WORK TO DO »
Leave out the pictures and repeat the rest of the material exactly.

[START SOURCE DATA]

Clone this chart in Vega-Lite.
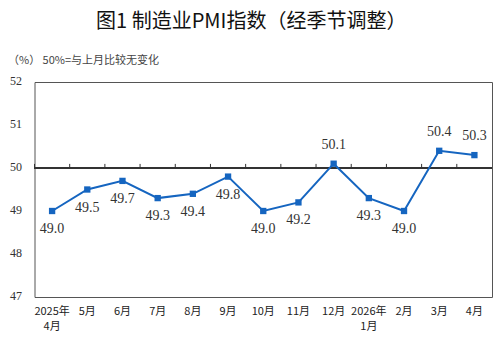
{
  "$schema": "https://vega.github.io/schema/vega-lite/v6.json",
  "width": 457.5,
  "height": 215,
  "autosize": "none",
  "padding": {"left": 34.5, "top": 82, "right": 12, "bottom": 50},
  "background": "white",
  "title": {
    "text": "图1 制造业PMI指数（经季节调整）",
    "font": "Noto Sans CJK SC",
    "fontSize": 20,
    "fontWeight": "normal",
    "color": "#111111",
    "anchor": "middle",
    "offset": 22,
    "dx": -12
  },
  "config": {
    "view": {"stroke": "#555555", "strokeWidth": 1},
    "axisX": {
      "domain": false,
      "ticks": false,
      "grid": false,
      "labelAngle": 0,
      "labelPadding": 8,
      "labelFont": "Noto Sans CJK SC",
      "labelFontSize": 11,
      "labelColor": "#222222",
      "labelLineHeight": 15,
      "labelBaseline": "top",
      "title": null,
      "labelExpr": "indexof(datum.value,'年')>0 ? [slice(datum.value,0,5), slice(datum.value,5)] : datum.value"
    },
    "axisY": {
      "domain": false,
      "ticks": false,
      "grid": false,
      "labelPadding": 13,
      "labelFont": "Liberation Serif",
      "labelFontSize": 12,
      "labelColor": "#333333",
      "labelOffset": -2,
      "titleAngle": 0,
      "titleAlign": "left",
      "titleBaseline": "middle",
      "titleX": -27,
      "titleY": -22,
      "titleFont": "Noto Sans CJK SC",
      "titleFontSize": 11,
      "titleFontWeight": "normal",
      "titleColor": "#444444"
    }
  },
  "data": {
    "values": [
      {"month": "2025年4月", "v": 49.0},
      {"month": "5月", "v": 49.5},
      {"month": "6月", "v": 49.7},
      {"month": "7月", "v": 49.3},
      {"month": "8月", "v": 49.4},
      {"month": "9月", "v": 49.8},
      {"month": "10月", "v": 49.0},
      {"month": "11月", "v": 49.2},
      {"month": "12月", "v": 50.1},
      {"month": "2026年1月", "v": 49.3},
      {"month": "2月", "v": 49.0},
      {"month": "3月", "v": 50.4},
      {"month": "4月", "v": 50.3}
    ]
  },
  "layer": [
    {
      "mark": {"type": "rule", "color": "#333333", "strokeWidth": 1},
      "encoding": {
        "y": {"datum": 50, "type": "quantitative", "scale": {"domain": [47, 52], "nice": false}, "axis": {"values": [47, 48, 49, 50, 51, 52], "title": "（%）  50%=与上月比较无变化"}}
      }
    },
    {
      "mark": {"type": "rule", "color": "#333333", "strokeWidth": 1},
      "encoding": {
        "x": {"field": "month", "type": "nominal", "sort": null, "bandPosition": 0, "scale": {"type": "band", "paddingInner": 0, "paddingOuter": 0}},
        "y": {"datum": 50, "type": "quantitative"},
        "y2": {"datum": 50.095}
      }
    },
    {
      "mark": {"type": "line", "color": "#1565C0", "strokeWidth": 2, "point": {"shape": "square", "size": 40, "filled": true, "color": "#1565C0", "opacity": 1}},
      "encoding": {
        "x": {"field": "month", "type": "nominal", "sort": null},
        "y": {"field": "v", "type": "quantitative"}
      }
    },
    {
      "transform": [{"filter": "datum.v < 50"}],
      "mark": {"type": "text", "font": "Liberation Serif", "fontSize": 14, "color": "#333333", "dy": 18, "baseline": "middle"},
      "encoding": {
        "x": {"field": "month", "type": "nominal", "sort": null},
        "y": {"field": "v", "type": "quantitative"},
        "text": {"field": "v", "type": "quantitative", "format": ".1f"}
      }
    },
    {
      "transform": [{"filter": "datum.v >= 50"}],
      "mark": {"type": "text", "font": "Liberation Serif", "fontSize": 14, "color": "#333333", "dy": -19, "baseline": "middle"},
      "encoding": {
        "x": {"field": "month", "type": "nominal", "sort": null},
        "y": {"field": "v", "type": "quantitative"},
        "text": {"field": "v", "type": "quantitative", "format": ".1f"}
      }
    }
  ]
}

[END SOURCE DATA]

ANSWER TO THIS TASK »
Clone this chart in Vega-Lite.
{
  "$schema": "https://vega.github.io/schema/vega-lite/v6.json",
  "width": 457.5,
  "height": 215,
  "autosize": "none",
  "padding": {"left": 34.5, "top": 82, "right": 12, "bottom": 50},
  "background": "white",
  "title": {
    "text": "图1 制造业PMI指数（经季节调整）",
    "font": "Noto Sans CJK SC",
    "fontSize": 20,
    "fontWeight": "normal",
    "color": "#111111",
    "anchor": "middle",
    "offset": 22,
    "dx": -12
  },
  "config": {
    "view": {"stroke": "#555555", "strokeWidth": 1},
    "axisX": {
      "domain": false,
      "ticks": false,
      "grid": false,
      "labelAngle": 0,
      "labelPadding": 8,
      "labelFont": "Noto Sans CJK SC",
      "labelFontSize": 11,
      "labelColor": "#222222",
      "labelLineHeight": 15,
      "labelBaseline": "top",
      "title": null,
      "labelExpr": "indexof(datum.value,'年')>0 ? [slice(datum.value,0,5), slice(datum.value,5)] : datum.value"
    },
    "axisY": {
      "domain": false,
      "ticks": false,
      "grid": false,
      "labelPadding": 13,
      "labelFont": "Liberation Serif",
      "labelFontSize": 12,
      "labelColor": "#333333",
      "labelOffset": -2,
      "titleAngle": 0,
      "titleAlign": "left",
      "titleBaseline": "middle",
      "titleX": -27,
      "titleY": -22,
      "titleFont": "Noto Sans CJK SC",
      "titleFontSize": 11,
      "titleFontWeight": "normal",
      "titleColor": "#444444"
    }
  },
  "data": {
    "values": [
      {"month": "2025年4月", "v": 49.0},
      {"month": "5月", "v": 49.5},
      {"month": "6月", "v": 49.7},
      {"month": "7月", "v": 49.3},
      {"month": "8月", "v": 49.4},
      {"month": "9月", "v": 49.8},
      {"month": "10月", "v": 49.0},
      {"month": "11月", "v": 49.2},
      {"month": "12月", "v": 50.1},
      {"month": "2026年1月", "v": 49.3},
      {"month": "2月", "v": 49.0},
      {"month": "3月", "v": 50.4},
      {"month": "4月", "v": 50.3}
    ]
  },
  "layer": [
    {
      "mark": {"type": "rule", "color": "#333333", "strokeWidth": 1},
      "encoding": {
        "y": {"datum": 50, "type": "quantitative", "scale": {"domain": [47, 52], "nice": false}, "axis": {"values": [47, 48, 49, 50, 51, 52], "title": "（%）  50%=与上月比较无变化"}}
      }
    },
    {
      "mark": {"type": "rule", "color": "#333333", "strokeWidth": 1},
      "encoding": {
        "x": {"field": "month", "type": "nominal", "sort": null, "bandPosition": 0, "scale": {"type": "band", "paddingInner": 0, "paddingOuter": 0}},
        "y": {"datum": 50, "type": "quantitative"},
        "y2": {"datum": 50.095}
      }
    },
    {
      "mark": {"type": "line", "color": "#1565C0", "strokeWidth": 2, "point": {"shape": "square", "size": 40, "filled": true, "color": "#1565C0", "opacity": 1}},
      "encoding": {
        "x": {"field": "month", "type": "nominal", "sort": null},
        "y": {"field": "v", "type": "quantitative"}
      }
    },
    {
      "transform": [{"filter": "datum.v < 50"}],
      "mark": {"type": "text", "font": "Liberation Serif", "fontSize": 14, "color": "#333333", "dy": 18, "baseline": "middle"},
      "encoding": {
        "x": {"field": "month", "type": "nominal", "sort": null},
        "y": {"field": "v", "type": "quantitative"},
        "text": {"field": "v", "type": "quantitative", "format": ".1f"}
      }
    },
    {
      "transform": [{"filter": "datum.v >= 50"}],
      "mark": {"type": "text", "font": "Liberation Serif", "fontSize": 14, "color": "#333333", "dy": -19, "baseline": "middle"},
      "encoding": {
        "x": {"field": "month", "type": "nominal", "sort": null},
        "y": {"field": "v", "type": "quantitative"},
        "text": {"field": "v", "type": "quantitative", "format": ".1f"}
      }
    }
  ]
}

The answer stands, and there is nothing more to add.